## PROBLEM STATEMENT
Set down each line of the material that follows, exactly, with no pictures.
**** DATA LINES
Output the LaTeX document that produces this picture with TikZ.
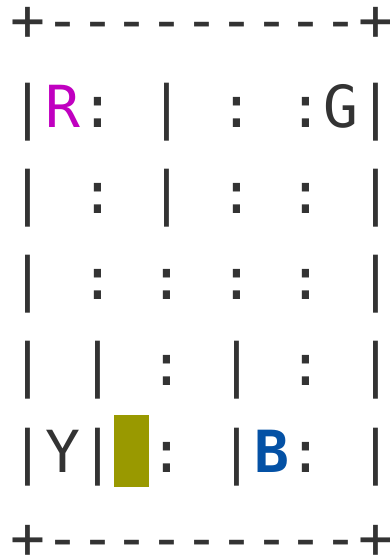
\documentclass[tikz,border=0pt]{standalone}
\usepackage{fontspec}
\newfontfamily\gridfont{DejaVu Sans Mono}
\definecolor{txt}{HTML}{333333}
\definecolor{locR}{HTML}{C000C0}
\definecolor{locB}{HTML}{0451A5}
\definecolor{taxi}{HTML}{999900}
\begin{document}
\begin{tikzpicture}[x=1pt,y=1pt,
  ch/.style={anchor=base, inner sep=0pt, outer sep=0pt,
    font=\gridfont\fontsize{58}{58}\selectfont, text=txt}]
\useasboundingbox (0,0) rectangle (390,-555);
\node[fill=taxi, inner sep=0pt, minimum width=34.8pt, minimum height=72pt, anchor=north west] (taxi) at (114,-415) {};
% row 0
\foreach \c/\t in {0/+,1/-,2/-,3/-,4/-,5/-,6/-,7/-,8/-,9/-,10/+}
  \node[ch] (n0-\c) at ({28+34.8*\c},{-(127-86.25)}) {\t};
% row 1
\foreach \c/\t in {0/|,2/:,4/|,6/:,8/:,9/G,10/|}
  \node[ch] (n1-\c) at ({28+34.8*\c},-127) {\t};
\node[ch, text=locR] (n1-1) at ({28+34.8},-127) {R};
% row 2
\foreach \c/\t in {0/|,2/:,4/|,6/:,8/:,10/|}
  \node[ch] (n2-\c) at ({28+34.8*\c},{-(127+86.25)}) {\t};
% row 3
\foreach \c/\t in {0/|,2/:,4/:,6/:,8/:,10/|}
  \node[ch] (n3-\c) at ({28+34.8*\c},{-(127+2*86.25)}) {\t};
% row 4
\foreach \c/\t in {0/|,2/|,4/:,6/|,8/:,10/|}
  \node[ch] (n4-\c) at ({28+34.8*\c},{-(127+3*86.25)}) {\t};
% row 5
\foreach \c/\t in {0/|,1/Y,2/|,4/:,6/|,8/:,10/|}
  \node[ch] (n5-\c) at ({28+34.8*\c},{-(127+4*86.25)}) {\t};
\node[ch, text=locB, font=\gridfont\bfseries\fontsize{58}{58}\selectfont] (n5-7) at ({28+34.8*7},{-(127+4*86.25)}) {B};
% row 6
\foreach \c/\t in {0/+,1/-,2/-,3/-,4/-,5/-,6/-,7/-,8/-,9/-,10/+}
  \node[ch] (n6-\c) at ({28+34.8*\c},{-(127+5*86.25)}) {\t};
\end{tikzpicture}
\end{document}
********
## CORRECT ANSWER
Output the LaTeX document that produces this picture with TikZ.
\documentclass[tikz,border=0pt]{standalone}
\usepackage{fontspec}
\newfontfamily\gridfont{DejaVu Sans Mono}
\definecolor{txt}{HTML}{333333}
\definecolor{locR}{HTML}{C000C0}
\definecolor{locB}{HTML}{0451A5}
\definecolor{taxi}{HTML}{999900}
\begin{document}
\begin{tikzpicture}[x=1pt,y=1pt,
  ch/.style={anchor=base, inner sep=0pt, outer sep=0pt,
    font=\gridfont\fontsize{58}{58}\selectfont, text=txt}]
\useasboundingbox (0,0) rectangle (390,-555);
\node[fill=taxi, inner sep=0pt, minimum width=34.8pt, minimum height=72pt, anchor=north west] (taxi) at (114,-415) {};
% row 0
\foreach \c/\t in {0/+,1/-,2/-,3/-,4/-,5/-,6/-,7/-,8/-,9/-,10/+}
  \node[ch] (n0-\c) at ({28+34.8*\c},{-(127-86.25)}) {\t};
% row 1
\foreach \c/\t in {0/|,2/:,4/|,6/:,8/:,9/G,10/|}
  \node[ch] (n1-\c) at ({28+34.8*\c},-127) {\t};
\node[ch, text=locR] (n1-1) at ({28+34.8},-127) {R};
% row 2
\foreach \c/\t in {0/|,2/:,4/|,6/:,8/:,10/|}
  \node[ch] (n2-\c) at ({28+34.8*\c},{-(127+86.25)}) {\t};
% row 3
\foreach \c/\t in {0/|,2/:,4/:,6/:,8/:,10/|}
  \node[ch] (n3-\c) at ({28+34.8*\c},{-(127+2*86.25)}) {\t};
% row 4
\foreach \c/\t in {0/|,2/|,4/:,6/|,8/:,10/|}
  \node[ch] (n4-\c) at ({28+34.8*\c},{-(127+3*86.25)}) {\t};
% row 5
\foreach \c/\t in {0/|,1/Y,2/|,4/:,6/|,8/:,10/|}
  \node[ch] (n5-\c) at ({28+34.8*\c},{-(127+4*86.25)}) {\t};
\node[ch, text=locB, font=\gridfont\bfseries\fontsize{58}{58}\selectfont] (n5-7) at ({28+34.8*7},{-(127+4*86.25)}) {B};
% row 6
\foreach \c/\t in {0/+,1/-,2/-,3/-,4/-,5/-,6/-,7/-,8/-,9/-,10/+}
  \node[ch] (n6-\c) at ({28+34.8*\c},{-(127+5*86.25)}) {\t};
\end{tikzpicture}
\end{document}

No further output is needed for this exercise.